BEGIN

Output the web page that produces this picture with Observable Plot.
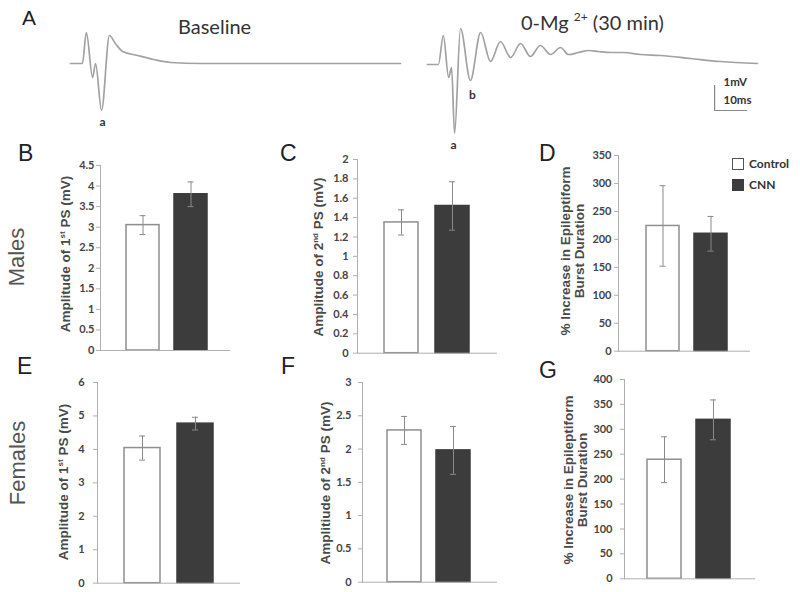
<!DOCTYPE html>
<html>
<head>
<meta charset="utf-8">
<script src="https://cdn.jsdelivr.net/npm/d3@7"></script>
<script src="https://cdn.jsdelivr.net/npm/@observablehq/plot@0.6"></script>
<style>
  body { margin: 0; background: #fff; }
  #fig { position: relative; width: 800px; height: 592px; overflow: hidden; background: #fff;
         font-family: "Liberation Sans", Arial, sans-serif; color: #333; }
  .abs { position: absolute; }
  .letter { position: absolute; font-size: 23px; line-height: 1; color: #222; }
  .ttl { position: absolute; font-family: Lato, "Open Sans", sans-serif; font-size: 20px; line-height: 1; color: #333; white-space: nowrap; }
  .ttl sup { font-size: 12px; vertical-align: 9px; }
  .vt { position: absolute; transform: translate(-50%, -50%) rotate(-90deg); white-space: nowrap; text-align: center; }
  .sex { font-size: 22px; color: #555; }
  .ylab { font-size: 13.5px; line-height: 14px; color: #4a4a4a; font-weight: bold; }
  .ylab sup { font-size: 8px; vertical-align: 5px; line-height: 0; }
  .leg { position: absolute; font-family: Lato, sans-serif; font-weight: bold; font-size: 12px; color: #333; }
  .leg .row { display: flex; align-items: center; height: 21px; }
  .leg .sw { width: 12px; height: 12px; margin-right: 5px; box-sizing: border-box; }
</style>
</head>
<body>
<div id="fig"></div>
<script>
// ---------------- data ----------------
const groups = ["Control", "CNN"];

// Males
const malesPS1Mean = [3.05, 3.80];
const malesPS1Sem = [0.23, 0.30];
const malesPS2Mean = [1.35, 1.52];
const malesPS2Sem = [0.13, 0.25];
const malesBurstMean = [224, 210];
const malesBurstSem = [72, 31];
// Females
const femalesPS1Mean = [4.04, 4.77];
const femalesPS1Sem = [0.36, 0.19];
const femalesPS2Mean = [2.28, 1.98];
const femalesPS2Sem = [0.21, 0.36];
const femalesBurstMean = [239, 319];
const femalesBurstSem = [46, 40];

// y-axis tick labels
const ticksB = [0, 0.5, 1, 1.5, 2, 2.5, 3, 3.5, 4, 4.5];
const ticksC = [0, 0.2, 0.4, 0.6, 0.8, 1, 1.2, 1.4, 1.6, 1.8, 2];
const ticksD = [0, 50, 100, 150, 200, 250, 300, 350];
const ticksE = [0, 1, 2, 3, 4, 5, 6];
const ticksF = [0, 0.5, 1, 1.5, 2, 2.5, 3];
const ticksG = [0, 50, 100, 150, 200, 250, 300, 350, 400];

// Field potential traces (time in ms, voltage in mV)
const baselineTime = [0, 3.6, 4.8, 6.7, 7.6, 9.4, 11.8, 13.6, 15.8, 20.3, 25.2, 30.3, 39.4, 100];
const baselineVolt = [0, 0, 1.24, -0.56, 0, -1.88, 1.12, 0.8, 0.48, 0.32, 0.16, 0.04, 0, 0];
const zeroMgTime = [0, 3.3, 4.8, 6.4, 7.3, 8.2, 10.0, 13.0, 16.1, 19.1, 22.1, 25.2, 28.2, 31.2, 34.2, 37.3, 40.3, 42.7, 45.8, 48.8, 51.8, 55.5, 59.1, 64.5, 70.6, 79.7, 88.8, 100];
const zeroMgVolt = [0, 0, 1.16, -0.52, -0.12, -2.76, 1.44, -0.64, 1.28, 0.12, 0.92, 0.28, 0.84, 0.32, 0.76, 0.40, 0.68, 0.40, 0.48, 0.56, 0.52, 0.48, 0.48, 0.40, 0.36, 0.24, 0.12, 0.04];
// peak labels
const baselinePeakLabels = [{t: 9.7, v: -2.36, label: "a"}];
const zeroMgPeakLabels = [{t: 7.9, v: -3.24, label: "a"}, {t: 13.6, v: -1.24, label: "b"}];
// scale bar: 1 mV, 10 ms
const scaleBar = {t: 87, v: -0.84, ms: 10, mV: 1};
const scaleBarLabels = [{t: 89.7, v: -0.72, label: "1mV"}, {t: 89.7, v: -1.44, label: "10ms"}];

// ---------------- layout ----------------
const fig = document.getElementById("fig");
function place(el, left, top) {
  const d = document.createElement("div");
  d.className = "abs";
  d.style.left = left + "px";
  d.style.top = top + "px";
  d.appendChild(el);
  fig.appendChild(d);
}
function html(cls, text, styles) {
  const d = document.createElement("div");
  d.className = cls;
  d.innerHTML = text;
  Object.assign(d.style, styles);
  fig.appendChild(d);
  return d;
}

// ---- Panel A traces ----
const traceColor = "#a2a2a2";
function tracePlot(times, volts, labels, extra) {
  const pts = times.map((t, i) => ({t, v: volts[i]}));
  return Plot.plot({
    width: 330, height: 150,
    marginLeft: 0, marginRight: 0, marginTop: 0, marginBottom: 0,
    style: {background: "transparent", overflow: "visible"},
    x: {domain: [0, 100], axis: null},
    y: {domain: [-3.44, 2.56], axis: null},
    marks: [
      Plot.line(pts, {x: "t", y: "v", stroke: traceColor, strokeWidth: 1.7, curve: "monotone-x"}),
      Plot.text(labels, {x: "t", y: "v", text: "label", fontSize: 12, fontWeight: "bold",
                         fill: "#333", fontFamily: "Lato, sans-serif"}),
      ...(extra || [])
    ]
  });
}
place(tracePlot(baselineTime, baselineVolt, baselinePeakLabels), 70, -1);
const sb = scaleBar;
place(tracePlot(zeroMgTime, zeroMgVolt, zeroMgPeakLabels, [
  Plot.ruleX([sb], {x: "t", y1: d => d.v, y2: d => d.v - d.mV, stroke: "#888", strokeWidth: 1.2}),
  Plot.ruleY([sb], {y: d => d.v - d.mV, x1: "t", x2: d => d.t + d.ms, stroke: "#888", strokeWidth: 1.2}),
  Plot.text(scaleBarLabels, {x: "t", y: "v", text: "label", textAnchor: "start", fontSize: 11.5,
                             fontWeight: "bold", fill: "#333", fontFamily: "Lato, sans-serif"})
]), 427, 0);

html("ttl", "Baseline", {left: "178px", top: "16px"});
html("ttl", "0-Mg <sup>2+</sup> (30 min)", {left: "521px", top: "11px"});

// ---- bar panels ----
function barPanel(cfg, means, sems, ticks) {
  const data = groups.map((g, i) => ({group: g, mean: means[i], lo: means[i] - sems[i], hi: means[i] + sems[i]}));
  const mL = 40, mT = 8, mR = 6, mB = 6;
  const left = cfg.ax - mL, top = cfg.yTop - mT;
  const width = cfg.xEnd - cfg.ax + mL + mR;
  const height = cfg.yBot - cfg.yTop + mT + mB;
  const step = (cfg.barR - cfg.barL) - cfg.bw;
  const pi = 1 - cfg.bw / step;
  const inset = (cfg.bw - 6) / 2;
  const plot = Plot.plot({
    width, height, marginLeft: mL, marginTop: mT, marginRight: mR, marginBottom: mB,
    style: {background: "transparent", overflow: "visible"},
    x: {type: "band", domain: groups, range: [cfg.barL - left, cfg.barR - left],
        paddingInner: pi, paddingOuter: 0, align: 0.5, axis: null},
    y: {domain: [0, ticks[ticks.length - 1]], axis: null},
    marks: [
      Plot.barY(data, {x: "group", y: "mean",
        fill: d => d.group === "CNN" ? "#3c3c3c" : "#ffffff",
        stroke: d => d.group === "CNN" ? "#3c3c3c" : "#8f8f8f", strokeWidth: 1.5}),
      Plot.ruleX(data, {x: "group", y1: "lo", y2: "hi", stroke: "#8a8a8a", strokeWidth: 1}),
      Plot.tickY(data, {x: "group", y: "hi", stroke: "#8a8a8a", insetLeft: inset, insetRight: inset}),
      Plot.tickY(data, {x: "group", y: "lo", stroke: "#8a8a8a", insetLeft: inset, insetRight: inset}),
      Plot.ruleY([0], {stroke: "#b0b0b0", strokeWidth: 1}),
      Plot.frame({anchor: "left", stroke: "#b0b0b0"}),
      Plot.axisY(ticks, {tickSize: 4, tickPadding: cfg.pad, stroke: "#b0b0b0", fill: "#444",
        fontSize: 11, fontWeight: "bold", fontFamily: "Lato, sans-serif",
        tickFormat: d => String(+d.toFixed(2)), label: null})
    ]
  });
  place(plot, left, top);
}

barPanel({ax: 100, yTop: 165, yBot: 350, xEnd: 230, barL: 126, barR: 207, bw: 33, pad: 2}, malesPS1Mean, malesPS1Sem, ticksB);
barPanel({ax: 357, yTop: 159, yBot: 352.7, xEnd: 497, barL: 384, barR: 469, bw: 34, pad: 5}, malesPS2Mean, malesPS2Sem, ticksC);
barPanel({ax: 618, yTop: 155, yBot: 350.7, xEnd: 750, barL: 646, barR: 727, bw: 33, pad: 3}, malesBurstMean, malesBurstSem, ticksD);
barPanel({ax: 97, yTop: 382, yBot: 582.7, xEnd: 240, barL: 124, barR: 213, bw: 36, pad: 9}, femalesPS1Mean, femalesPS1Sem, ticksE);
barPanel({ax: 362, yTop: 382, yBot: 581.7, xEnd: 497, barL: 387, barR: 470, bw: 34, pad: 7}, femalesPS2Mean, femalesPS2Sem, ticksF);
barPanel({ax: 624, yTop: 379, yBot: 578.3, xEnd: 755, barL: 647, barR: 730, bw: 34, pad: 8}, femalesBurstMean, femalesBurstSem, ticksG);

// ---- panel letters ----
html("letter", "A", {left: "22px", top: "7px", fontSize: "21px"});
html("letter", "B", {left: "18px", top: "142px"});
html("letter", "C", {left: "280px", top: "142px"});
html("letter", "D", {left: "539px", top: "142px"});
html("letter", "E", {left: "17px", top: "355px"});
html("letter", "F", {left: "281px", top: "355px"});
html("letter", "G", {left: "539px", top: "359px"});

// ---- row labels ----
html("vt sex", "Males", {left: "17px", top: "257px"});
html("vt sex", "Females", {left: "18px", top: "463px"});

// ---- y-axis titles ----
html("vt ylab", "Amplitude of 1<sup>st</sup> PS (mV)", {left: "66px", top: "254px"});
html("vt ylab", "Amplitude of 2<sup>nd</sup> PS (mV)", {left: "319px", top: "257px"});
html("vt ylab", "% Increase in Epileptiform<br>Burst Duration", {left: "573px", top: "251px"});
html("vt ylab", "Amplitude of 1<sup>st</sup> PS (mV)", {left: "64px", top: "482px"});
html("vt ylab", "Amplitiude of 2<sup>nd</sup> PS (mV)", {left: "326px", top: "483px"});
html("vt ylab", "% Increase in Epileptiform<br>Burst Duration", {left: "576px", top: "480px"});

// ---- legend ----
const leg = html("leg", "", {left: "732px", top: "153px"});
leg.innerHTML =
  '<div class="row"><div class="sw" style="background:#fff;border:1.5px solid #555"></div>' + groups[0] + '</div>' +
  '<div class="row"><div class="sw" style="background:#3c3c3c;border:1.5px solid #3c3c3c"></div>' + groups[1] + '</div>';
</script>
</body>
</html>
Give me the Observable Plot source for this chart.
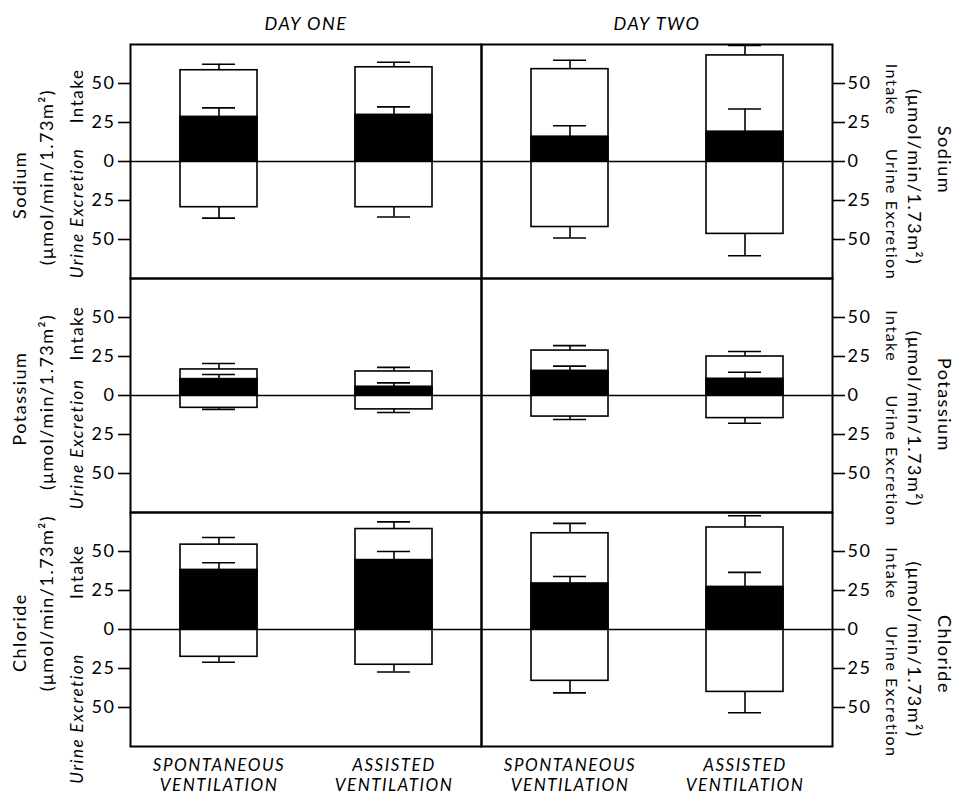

END

Check each line above for "this" and return the ones that have it.

**Final answer:**
Output the web page that produces this picture with Observable Plot.
Give me the Observable Plot source for this chart.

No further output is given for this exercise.